* Short problem
Print the lines of the listing below verbatim from its first line through the line bearing "8, 7, 6, 5, 4]". Any pictures are to be omitted.

* Recorded information
·····

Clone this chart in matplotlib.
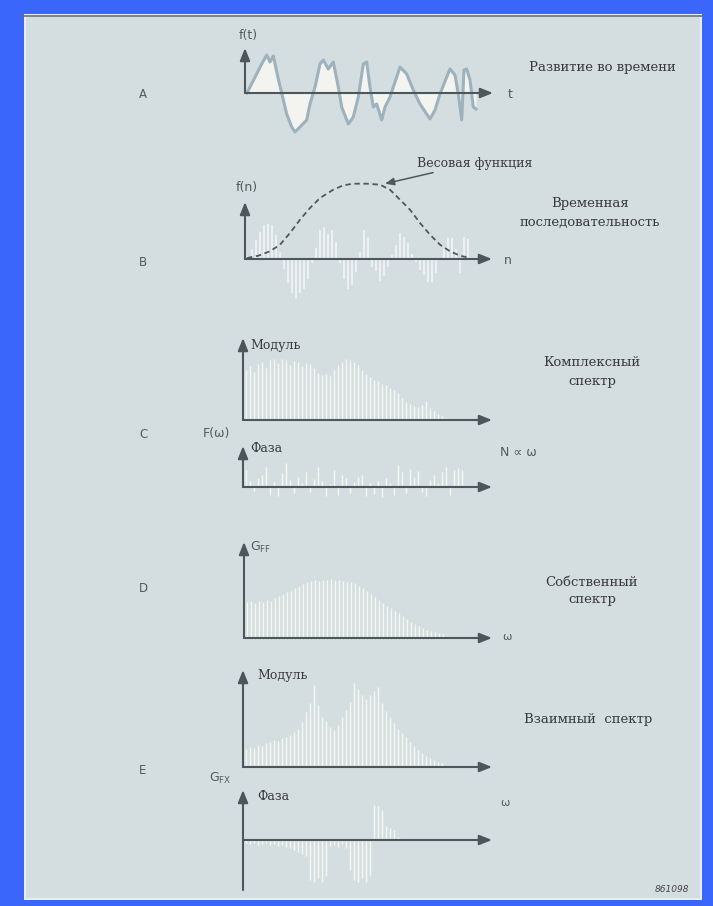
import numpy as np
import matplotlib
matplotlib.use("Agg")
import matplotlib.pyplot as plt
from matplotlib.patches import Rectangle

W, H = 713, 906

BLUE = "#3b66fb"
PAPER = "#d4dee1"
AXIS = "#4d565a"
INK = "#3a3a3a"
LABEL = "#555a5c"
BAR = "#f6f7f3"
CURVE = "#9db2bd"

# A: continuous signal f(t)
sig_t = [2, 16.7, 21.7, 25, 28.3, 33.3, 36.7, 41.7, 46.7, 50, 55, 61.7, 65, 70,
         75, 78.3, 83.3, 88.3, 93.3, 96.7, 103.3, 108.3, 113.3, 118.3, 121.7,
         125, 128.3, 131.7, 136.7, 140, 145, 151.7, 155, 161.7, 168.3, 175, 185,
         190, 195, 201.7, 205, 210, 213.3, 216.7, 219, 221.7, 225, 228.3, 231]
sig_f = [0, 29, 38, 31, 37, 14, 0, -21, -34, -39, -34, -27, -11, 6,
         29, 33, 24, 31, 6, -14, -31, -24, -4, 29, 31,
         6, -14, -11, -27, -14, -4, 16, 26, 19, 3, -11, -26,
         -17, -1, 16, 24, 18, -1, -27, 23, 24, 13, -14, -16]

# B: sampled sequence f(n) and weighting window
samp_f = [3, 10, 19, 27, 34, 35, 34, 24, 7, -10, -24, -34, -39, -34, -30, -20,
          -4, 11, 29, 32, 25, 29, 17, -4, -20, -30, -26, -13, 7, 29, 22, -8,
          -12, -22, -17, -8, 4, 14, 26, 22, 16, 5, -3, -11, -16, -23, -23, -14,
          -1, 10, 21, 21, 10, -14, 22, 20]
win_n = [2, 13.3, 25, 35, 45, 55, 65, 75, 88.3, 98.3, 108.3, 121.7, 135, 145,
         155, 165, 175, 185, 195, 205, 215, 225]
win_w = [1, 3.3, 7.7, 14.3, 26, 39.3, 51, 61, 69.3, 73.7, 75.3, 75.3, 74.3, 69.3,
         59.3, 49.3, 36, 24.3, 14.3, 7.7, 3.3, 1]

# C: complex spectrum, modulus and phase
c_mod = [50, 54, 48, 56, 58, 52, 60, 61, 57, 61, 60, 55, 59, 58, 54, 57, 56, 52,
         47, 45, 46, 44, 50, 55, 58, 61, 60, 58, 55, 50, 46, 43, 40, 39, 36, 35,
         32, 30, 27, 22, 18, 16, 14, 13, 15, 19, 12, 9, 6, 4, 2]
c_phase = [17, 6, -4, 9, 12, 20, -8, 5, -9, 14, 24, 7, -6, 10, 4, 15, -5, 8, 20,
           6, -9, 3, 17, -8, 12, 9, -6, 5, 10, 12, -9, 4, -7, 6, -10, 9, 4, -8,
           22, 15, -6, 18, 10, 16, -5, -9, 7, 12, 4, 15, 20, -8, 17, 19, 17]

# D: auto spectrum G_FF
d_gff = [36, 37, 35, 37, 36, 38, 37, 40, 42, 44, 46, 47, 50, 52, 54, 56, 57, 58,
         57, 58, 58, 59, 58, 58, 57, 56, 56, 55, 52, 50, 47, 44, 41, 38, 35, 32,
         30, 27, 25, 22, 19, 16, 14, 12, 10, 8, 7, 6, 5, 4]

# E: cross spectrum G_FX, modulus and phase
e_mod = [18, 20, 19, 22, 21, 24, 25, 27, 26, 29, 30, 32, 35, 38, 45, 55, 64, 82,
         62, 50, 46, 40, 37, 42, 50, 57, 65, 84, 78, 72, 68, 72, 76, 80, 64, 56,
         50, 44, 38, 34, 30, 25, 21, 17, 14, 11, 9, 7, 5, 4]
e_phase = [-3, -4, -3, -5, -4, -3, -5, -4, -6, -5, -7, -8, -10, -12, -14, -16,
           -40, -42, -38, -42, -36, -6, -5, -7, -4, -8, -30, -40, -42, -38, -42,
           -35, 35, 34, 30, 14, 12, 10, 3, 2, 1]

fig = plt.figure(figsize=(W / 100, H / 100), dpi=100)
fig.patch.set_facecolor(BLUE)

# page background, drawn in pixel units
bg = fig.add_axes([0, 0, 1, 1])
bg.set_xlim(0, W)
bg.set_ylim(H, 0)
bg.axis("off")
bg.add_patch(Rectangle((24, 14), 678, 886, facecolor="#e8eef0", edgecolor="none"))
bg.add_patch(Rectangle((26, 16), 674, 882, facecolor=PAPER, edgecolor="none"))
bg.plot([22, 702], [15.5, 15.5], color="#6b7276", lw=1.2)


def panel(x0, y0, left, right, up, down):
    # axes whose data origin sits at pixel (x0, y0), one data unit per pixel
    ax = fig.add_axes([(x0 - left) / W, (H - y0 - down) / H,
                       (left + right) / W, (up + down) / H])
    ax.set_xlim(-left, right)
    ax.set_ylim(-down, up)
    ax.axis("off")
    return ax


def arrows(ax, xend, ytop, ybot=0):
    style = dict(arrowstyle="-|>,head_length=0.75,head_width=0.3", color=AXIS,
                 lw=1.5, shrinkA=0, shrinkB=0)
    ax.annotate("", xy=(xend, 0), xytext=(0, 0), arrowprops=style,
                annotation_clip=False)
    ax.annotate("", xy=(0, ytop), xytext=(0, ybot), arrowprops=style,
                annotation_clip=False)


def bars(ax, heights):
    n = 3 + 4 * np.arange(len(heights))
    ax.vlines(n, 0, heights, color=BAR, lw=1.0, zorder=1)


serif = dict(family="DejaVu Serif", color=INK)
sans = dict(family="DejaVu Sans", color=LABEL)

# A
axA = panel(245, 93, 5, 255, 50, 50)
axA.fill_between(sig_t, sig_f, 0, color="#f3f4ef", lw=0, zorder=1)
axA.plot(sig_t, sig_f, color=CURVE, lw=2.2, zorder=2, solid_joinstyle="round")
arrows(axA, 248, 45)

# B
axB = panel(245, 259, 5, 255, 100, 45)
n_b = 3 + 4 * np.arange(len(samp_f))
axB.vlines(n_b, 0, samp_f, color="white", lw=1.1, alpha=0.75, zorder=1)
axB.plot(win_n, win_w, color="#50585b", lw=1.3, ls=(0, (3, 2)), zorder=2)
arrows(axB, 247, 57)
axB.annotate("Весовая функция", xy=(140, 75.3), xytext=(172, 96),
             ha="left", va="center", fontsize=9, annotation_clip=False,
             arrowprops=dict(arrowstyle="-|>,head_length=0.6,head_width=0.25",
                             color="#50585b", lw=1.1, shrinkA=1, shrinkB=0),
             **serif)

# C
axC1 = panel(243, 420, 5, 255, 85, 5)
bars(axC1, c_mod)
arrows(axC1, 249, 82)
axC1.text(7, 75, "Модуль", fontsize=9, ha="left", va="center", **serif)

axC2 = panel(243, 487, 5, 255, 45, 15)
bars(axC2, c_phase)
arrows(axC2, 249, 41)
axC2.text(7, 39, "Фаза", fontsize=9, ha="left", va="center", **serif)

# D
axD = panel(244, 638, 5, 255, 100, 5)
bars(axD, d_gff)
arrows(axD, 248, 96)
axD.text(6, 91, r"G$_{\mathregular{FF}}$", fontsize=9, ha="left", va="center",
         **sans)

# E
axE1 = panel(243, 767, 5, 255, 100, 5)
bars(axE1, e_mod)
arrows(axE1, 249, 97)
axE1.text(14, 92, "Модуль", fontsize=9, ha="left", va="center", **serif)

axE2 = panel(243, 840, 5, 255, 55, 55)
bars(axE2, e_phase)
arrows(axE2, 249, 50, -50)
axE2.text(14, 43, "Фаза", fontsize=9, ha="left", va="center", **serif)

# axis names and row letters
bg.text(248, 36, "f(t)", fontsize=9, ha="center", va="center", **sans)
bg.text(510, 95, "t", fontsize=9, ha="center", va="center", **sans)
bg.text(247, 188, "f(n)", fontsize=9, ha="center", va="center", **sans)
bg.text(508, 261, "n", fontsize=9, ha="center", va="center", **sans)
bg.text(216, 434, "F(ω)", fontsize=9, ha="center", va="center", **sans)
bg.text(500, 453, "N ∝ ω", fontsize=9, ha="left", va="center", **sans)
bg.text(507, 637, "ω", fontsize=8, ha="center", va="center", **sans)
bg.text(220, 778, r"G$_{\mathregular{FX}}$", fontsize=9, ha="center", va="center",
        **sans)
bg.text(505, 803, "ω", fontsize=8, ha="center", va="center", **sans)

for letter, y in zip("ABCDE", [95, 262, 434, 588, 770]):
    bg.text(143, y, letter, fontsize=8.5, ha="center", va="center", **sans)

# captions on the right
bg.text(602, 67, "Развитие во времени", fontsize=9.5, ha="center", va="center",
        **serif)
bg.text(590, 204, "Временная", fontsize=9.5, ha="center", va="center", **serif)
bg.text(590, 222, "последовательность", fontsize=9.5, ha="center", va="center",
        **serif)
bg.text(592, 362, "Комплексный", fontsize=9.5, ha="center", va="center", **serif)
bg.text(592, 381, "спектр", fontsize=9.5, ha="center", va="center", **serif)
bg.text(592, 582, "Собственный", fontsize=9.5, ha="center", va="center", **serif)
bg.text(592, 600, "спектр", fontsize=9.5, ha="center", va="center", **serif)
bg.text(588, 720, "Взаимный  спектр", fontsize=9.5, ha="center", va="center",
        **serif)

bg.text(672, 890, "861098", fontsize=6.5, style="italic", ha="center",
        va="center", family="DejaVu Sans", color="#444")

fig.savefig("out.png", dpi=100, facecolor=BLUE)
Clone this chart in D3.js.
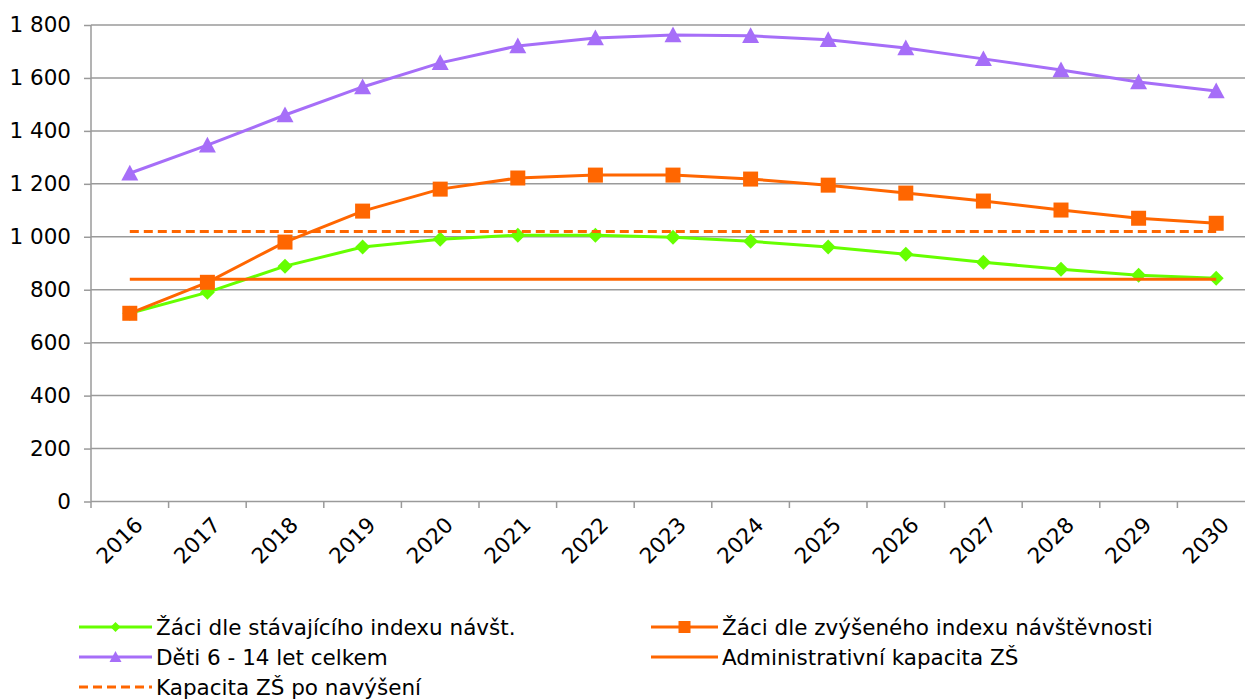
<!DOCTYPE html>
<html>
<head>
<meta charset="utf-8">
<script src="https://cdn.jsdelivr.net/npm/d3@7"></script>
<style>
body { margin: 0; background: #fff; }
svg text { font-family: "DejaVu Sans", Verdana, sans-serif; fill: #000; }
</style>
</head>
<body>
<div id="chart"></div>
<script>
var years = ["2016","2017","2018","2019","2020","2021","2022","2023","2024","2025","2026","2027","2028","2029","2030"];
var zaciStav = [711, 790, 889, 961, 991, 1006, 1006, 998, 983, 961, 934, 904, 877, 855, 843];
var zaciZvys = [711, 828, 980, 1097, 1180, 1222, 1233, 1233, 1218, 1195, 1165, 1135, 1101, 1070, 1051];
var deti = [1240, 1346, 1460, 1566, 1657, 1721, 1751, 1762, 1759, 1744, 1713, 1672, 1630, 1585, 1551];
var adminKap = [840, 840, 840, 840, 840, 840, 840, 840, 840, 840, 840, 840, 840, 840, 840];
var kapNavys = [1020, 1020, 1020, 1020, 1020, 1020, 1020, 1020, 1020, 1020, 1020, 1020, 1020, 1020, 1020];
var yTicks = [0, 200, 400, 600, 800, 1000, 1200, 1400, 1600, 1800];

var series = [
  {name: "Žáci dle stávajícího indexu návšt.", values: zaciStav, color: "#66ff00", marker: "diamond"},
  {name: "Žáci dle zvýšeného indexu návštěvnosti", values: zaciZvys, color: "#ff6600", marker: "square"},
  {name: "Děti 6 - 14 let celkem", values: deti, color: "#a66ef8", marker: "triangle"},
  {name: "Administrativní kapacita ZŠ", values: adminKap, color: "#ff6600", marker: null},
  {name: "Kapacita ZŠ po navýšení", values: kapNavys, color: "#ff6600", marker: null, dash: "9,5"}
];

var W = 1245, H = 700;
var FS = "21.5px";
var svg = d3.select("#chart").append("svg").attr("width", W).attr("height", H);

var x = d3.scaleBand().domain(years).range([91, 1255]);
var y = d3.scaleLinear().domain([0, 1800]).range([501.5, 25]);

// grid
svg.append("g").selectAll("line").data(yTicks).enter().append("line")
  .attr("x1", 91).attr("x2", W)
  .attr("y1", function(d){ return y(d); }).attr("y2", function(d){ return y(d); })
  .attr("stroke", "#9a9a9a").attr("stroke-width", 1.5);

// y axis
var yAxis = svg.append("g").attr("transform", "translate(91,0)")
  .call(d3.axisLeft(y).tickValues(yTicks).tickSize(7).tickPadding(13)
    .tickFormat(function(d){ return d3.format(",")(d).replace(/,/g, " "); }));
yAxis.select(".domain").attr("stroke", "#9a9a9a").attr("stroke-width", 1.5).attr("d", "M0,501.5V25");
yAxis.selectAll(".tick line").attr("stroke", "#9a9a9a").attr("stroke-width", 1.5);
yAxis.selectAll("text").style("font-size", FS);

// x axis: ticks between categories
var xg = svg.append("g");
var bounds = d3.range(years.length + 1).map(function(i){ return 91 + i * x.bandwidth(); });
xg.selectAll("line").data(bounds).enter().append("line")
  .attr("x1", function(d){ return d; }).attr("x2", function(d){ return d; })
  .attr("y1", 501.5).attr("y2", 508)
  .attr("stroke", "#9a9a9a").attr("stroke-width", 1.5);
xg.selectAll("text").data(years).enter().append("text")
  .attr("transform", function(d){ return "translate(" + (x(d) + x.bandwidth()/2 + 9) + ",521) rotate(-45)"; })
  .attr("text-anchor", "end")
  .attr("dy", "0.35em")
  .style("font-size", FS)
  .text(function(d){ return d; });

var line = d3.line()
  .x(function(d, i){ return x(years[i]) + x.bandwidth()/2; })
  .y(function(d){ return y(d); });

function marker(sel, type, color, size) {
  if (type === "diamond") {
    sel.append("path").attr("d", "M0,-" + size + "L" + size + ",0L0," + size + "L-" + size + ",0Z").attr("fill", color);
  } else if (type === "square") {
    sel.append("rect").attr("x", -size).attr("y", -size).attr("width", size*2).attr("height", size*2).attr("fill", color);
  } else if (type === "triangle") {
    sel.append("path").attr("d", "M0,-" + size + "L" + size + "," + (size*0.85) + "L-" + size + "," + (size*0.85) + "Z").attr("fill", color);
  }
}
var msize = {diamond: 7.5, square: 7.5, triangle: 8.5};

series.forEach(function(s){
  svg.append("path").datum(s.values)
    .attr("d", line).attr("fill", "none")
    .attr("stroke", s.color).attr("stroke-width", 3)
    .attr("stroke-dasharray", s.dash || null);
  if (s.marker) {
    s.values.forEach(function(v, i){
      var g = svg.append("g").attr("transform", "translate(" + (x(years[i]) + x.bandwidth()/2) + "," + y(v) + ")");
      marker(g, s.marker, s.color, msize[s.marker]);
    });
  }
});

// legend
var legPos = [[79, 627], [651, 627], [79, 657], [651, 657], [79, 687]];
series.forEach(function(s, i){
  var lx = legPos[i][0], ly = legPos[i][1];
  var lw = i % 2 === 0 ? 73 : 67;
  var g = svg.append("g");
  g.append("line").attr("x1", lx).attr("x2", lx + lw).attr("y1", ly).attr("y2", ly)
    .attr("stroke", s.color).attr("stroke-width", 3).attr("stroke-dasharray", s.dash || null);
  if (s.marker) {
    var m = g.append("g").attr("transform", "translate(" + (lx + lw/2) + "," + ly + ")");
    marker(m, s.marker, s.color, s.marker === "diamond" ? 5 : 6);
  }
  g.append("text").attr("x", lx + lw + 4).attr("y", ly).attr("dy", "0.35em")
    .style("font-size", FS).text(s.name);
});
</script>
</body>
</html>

·····

* Answer to this problem
Clone this chart in matplotlib.
import numpy as np
import matplotlib
matplotlib.use("Agg")
import matplotlib.pyplot as plt
from matplotlib.patches import Rectangle

W, H = 713, 906

BLUE = "#3b66fb"
PAPER = "#d4dee1"
AXIS = "#4d565a"
INK = "#3a3a3a"
LABEL = "#555a5c"
BAR = "#f6f7f3"
CURVE = "#9db2bd"

# A: continuous signal f(t)
sig_t = [2, 16.7, 21.7, 25, 28.3, 33.3, 36.7, 41.7, 46.7, 50, 55, 61.7, 65, 70,
         75, 78.3, 83.3, 88.3, 93.3, 96.7, 103.3, 108.3, 113.3, 118.3, 121.7,
         125, 128.3, 131.7, 136.7, 140, 145, 151.7, 155, 161.7, 168.3, 175, 185,
         190, 195, 201.7, 205, 210, 213.3, 216.7, 219, 221.7, 225, 228.3, 231]
sig_f = [0, 29, 38, 31, 37, 14, 0, -21, -34, -39, -34, -27, -11, 6,
         29, 33, 24, 31, 6, -14, -31, -24, -4, 29, 31,
         6, -14, -11, -27, -14, -4, 16, 26, 19, 3, -11, -26,
         -17, -1, 16, 24, 18, -1, -27, 23, 24, 13, -14, -16]

# B: sampled sequence f(n) and weighting window
samp_f = [3, 10, 19, 27, 34, 35, 34, 24, 7, -10, -24, -34, -39, -34, -30, -20,
          -4, 11, 29, 32, 25, 29, 17, -4, -20, -30, -26, -13, 7, 29, 22, -8,
          -12, -22, -17, -8, 4, 14, 26, 22, 16, 5, -3, -11, -16, -23, -23, -14,
          -1, 10, 21, 21, 10, -14, 22, 20]
win_n = [2, 13.3, 25, 35, 45, 55, 65, 75, 88.3, 98.3, 108.3, 121.7, 135, 145,
         155, 165, 175, 185, 195, 205, 215, 225]
win_w = [1, 3.3, 7.7, 14.3, 26, 39.3, 51, 61, 69.3, 73.7, 75.3, 75.3, 74.3, 69.3,
         59.3, 49.3, 36, 24.3, 14.3, 7.7, 3.3, 1]

# C: complex spectrum, modulus and phase
c_mod = [50, 54, 48, 56, 58, 52, 60, 61, 57, 61, 60, 55, 59, 58, 54, 57, 56, 52,
         47, 45, 46, 44, 50, 55, 58, 61, 60, 58, 55, 50, 46, 43, 40, 39, 36, 35,
         32, 30, 27, 22, 18, 16, 14, 13, 15, 19, 12, 9, 6, 4, 2]
c_phase = [17, 6, -4, 9, 12, 20, -8, 5, -9, 14, 24, 7, -6, 10, 4, 15, -5, 8, 20,
           6, -9, 3, 17, -8, 12, 9, -6, 5, 10, 12, -9, 4, -7, 6, -10, 9, 4, -8,
           22, 15, -6, 18, 10, 16, -5, -9, 7, 12, 4, 15, 20, -8, 17, 19, 17]

# D: auto spectrum G_FF
d_gff = [36, 37, 35, 37, 36, 38, 37, 40, 42, 44, 46, 47, 50, 52, 54, 56, 57, 58,
         57, 58, 58, 59, 58, 58, 57, 56, 56, 55, 52, 50, 47, 44, 41, 38, 35, 32,
         30, 27, 25, 22, 19, 16, 14, 12, 10, 8, 7, 6, 5, 4]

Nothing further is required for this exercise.